Problem description:
Give the number of lines in the data that hold the word "with", and nothing else.

Task inputs:

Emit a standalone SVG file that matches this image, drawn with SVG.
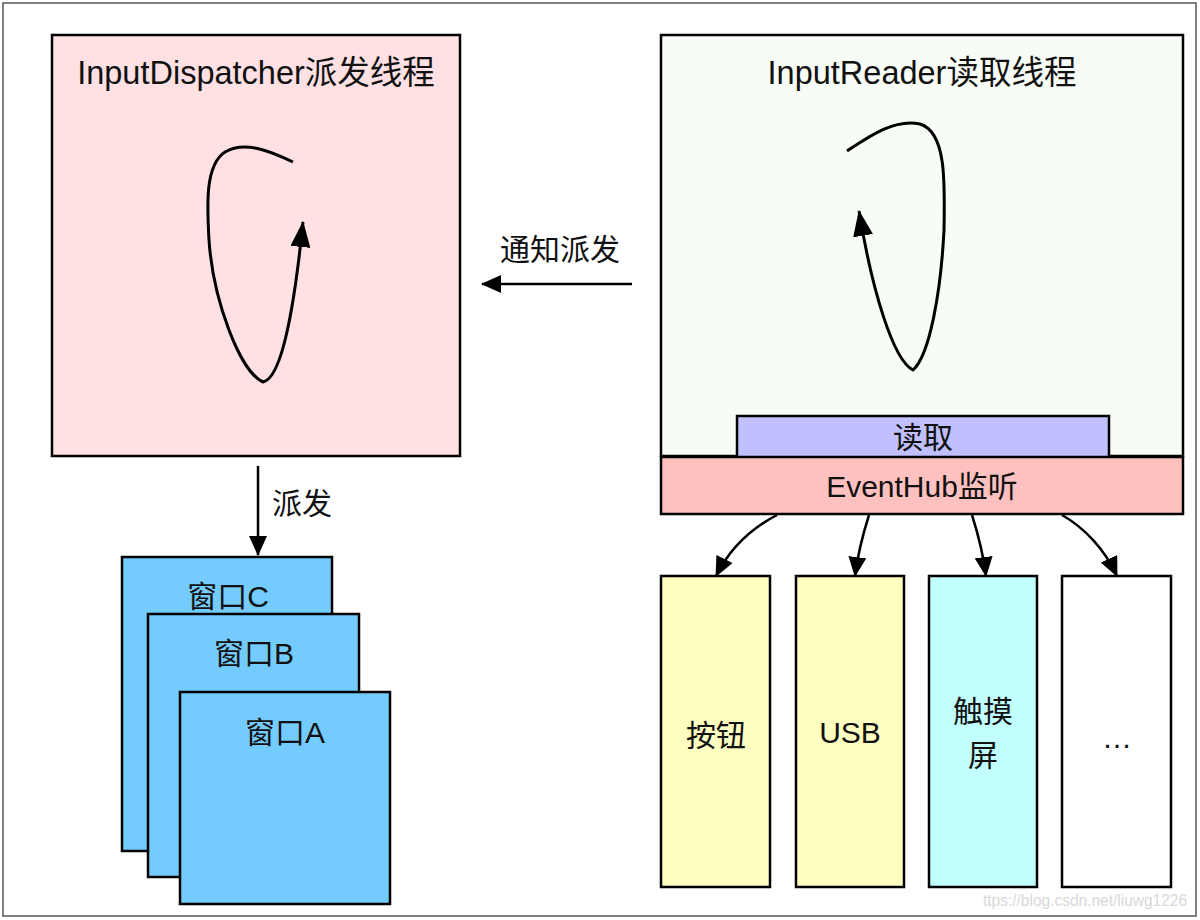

...

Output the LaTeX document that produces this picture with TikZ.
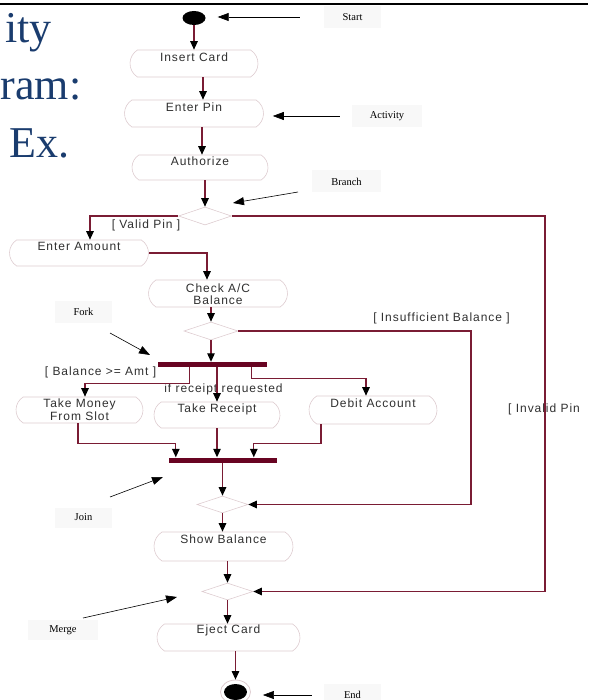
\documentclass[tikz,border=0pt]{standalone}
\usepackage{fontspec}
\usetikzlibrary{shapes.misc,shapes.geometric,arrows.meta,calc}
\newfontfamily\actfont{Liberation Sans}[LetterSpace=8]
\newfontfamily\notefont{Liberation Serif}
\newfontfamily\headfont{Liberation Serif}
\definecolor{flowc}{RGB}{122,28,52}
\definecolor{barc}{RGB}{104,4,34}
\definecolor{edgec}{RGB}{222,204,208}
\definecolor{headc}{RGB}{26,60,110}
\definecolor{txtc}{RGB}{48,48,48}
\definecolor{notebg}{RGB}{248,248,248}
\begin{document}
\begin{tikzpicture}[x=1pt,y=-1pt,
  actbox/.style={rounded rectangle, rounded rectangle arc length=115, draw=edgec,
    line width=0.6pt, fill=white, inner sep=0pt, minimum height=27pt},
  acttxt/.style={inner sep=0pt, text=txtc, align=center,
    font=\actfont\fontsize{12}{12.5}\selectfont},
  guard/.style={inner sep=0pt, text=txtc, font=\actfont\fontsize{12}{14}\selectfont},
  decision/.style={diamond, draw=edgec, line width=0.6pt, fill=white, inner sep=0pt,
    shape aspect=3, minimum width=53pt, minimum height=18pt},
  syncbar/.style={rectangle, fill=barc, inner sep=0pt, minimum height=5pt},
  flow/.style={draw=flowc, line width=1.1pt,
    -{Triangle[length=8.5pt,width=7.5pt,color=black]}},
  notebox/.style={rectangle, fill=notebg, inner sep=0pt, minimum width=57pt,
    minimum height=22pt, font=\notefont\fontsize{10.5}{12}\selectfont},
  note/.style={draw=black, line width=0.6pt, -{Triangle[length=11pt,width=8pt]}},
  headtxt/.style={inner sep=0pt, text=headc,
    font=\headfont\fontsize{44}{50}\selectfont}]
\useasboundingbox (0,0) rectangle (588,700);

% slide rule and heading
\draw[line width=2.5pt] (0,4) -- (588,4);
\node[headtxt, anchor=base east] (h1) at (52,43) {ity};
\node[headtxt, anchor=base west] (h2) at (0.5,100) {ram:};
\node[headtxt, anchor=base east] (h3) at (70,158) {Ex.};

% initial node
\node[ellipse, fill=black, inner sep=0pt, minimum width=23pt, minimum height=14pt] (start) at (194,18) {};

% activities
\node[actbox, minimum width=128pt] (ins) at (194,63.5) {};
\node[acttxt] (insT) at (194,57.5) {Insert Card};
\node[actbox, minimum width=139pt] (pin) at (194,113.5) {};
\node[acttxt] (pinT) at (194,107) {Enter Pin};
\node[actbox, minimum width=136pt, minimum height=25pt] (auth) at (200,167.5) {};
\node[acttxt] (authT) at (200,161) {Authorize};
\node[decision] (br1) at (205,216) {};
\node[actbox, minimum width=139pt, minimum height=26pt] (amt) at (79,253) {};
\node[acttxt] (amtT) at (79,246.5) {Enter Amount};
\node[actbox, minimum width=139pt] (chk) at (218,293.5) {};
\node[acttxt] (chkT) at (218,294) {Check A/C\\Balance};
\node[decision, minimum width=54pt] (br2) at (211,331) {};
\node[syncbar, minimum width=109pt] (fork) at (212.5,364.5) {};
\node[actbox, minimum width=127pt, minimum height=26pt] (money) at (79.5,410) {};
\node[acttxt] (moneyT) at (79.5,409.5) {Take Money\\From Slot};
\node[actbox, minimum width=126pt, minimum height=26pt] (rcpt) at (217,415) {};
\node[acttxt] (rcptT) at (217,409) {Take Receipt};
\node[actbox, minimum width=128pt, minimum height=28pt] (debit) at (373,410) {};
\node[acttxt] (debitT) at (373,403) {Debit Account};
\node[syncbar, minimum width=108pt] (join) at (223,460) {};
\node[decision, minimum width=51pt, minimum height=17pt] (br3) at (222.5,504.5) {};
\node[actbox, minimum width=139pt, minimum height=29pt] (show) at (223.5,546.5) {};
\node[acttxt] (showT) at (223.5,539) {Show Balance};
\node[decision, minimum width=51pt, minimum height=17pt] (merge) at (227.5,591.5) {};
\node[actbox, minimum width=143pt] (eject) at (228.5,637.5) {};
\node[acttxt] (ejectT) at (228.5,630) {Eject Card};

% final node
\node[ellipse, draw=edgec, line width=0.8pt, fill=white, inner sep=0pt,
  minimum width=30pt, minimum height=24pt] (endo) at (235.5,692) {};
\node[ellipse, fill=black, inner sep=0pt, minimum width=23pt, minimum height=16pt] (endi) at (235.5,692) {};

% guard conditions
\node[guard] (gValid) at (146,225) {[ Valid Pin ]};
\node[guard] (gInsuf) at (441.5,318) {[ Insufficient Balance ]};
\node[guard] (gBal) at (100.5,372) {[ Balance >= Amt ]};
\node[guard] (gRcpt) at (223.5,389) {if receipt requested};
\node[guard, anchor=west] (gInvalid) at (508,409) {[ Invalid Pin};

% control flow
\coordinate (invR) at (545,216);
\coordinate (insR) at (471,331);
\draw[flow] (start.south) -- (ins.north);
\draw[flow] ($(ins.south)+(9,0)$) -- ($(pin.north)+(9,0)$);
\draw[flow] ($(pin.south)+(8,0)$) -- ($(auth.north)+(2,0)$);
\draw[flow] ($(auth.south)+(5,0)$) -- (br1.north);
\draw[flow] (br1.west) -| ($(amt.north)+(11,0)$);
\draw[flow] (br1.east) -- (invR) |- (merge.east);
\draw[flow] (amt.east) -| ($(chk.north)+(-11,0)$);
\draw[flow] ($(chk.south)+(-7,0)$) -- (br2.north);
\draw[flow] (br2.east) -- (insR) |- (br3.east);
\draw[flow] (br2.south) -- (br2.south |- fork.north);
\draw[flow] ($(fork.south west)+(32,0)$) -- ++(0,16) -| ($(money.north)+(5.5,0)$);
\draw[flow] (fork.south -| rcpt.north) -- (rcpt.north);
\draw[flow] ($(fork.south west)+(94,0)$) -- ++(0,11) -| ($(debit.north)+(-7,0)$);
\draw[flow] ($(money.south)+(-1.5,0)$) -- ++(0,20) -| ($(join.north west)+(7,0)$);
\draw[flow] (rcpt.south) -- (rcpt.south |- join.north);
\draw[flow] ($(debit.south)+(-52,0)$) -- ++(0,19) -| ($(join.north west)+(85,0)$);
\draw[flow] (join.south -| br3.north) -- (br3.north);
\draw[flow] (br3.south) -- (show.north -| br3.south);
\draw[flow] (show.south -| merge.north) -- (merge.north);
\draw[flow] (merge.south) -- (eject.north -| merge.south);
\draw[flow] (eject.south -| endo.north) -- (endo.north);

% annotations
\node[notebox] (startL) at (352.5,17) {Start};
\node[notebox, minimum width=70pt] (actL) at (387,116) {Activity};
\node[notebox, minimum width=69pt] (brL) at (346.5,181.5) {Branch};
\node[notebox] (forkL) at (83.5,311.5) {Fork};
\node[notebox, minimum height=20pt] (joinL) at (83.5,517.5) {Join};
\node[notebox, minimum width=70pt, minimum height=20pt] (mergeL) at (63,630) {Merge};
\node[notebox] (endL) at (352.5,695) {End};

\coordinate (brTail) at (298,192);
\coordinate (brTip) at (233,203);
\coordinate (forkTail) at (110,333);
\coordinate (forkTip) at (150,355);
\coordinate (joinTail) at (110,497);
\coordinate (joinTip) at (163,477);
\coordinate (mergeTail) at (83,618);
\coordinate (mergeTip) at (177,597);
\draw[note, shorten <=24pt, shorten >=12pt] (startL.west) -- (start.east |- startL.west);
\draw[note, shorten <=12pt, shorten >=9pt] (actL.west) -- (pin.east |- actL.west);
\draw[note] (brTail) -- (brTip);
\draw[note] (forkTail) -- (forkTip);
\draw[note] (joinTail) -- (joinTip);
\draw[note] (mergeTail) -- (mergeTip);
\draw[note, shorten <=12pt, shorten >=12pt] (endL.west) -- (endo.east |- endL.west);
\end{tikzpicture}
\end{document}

Result of this task:
2